### Exercise objective
Copy these lines exactly and nothing else: from the line holding "Output the Python" to the line holding "plt.rcParams['hatch.linewidth'] = 0.7", both lines included.

### Data to process
-- BEGIN --

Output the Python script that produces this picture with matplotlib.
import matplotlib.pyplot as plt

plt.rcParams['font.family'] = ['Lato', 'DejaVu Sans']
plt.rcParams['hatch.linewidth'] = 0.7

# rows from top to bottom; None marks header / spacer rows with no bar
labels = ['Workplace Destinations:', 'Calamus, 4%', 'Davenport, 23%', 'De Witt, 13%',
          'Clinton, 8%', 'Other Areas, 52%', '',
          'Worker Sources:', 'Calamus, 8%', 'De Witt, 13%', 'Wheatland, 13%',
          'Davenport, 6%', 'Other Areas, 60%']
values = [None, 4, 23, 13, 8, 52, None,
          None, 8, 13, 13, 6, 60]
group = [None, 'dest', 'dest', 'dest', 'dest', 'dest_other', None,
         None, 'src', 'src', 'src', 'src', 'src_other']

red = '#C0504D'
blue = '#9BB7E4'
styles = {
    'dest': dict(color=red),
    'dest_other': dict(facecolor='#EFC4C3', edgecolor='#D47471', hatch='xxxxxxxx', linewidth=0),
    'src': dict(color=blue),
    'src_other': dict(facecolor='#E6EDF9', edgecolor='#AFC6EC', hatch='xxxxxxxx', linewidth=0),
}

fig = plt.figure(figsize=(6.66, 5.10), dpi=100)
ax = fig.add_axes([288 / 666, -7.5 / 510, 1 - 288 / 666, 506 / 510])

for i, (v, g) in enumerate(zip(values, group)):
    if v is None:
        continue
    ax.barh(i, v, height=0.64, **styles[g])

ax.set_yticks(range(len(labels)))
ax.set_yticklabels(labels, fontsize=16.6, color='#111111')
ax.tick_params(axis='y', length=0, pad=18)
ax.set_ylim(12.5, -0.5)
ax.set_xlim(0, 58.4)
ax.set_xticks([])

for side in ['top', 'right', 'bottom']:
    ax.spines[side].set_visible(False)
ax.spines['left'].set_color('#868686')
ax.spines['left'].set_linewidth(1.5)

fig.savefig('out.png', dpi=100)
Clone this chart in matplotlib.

-- END --
-- BEGIN --

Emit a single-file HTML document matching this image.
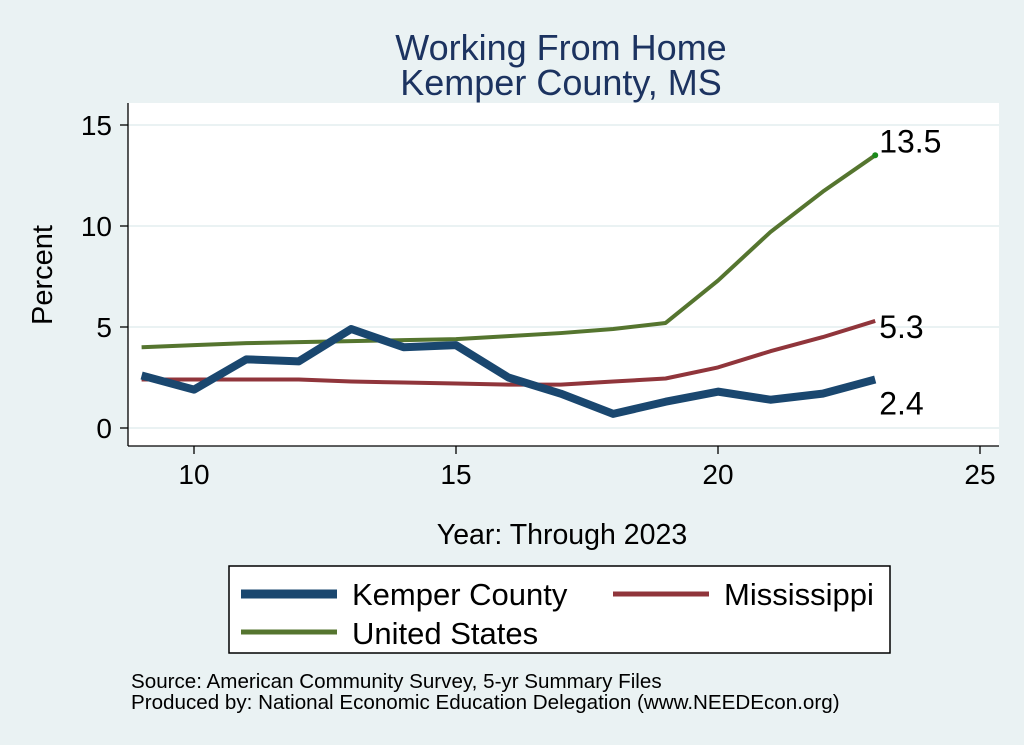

-- END --
-- BEGIN --

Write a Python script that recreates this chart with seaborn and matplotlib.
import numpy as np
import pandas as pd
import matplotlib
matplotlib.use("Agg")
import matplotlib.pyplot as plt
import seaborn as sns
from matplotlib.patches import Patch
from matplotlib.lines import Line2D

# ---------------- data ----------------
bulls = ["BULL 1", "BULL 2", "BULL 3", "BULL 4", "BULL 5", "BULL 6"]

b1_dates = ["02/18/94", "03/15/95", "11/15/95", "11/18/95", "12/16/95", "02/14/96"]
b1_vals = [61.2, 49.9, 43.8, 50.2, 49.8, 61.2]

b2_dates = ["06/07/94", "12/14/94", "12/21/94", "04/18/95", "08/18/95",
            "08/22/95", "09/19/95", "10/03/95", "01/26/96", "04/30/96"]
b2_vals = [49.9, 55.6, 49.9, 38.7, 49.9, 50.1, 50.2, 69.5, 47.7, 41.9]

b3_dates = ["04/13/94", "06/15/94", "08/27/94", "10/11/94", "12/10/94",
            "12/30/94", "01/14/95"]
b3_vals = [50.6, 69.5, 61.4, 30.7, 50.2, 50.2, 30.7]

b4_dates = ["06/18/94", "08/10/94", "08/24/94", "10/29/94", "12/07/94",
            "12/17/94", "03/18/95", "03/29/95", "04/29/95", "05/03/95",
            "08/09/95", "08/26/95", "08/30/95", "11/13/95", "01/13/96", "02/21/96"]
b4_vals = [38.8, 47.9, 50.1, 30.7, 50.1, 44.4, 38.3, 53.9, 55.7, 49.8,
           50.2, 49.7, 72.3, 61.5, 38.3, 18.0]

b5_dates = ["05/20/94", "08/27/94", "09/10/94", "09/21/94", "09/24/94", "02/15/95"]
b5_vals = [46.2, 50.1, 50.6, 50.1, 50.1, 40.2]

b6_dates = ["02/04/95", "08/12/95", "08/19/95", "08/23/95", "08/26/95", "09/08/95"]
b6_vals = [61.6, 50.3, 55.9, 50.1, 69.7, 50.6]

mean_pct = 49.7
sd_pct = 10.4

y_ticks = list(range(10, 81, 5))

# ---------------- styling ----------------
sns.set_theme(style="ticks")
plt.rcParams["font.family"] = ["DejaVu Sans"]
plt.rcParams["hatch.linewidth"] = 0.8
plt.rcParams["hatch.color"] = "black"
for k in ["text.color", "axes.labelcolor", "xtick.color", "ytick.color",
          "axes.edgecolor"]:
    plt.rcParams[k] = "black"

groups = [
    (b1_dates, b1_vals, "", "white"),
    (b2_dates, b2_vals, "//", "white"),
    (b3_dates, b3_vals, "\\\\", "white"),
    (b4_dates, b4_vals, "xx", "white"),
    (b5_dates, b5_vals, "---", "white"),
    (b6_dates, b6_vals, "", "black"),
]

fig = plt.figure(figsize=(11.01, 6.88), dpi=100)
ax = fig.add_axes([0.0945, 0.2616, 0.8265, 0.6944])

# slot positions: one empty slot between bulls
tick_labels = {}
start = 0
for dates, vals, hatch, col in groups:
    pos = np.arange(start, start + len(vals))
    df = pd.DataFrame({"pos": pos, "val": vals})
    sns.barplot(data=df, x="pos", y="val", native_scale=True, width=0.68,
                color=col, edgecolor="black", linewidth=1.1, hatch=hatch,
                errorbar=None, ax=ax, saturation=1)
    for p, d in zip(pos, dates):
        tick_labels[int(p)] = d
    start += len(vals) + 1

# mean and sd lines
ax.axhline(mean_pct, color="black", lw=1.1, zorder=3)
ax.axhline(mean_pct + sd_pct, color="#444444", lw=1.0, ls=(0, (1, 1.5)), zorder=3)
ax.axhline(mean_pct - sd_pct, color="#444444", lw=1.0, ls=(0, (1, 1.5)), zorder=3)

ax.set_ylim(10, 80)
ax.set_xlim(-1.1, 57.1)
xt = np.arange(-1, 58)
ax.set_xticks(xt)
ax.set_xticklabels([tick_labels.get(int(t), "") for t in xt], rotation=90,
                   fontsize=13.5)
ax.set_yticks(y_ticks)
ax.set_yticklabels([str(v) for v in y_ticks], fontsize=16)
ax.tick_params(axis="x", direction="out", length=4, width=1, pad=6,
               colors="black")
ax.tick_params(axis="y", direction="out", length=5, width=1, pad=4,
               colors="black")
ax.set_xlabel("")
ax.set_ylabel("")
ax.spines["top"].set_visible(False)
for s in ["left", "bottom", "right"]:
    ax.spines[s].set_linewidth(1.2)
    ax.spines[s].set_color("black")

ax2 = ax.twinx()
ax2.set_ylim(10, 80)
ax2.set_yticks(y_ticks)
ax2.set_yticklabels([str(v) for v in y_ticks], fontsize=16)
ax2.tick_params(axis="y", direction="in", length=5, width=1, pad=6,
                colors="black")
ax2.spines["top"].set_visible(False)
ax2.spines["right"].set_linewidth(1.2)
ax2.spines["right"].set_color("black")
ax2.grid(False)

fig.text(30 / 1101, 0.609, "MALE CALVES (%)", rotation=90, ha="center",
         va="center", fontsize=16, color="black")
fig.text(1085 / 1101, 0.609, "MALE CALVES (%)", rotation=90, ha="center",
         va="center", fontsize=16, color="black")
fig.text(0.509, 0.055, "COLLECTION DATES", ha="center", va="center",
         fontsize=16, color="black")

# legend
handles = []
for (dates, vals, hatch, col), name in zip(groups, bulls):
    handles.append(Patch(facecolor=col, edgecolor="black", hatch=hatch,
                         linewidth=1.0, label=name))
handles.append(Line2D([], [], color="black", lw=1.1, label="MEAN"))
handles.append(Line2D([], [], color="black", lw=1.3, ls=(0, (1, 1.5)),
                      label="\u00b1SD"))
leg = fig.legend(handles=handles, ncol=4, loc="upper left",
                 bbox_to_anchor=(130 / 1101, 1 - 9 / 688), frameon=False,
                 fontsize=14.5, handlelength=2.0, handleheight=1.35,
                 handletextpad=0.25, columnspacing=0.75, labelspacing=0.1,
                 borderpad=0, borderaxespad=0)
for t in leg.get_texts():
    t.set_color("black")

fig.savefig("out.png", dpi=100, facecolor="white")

-- END --

### Solution to this task
Output the Python script that produces this picture with matplotlib.
import matplotlib.pyplot as plt

plt.rcParams['font.family'] = ['Lato', 'DejaVu Sans']
plt.rcParams['hatch.linewidth'] = 0.7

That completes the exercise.